The cost of not prioritising education reforms—for tackling the skill gaps and empowering its youth through productive employment and decent jobs—would be prohibitively high. Cambodia is still experiencing a youth bulge in its population. Crucial to converting the youth bulge into a skill bulge is more schooling (narrow the schooling gap) and better learning (narrow the learning gap). This window of demographic dividend will gradually close as the populationages. Unless the country acts now, today’s education gap will simply become tomorrow’s skill gap, just as the past gaps in education now show up as a major skill gap.
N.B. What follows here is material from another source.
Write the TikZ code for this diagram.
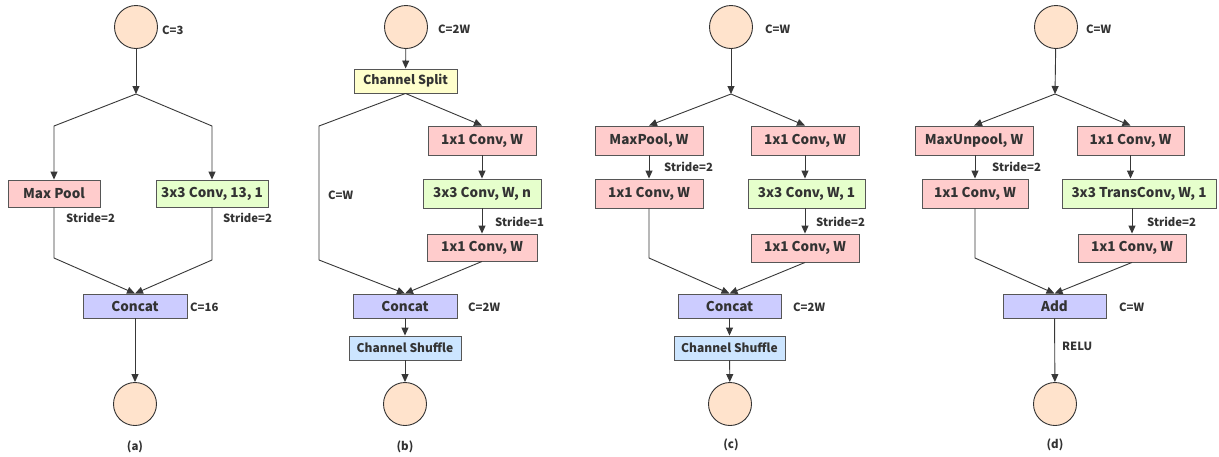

It took almost two decades to make some significant amends to the education system under Prime Minister Hun Sen’s strategy of “people with low education teach the ones with no education and people with high education teach the ones with low education”, a major departure from the Khmer Rouge regime’s slogan of “Study is not important. What’s important is work and revolution”. Despite the significant achievements of the past two decades, a major skill-gap is now emerging in the country. Cambodia’s own experience surely highlights the fact that putting education to work—to enable it to close the skill gap—is a long-term project. Most initiatives taken now will not yield immediate results, producing tangible benefits only after many years. This is another major reason why the time to act is now and not much farther in the future.

There is no reason why Cambodia should not be able to build a modern education system that can provide high-quality education to Cambodian children and youth. It is equally clear that a business-as-usual approach that would only involve some tinkering of polices here and there is not an option. In rethinking the country’s education system, it is equally important to follow through with the institutional changes required for timely and effective implementation of the reforms necessary for accomplishing that feat. Political commitment at the highest level would be the sine qua non for that. “We cannot solve our problems with the same thinking we used when we created them” (Albert Einstein).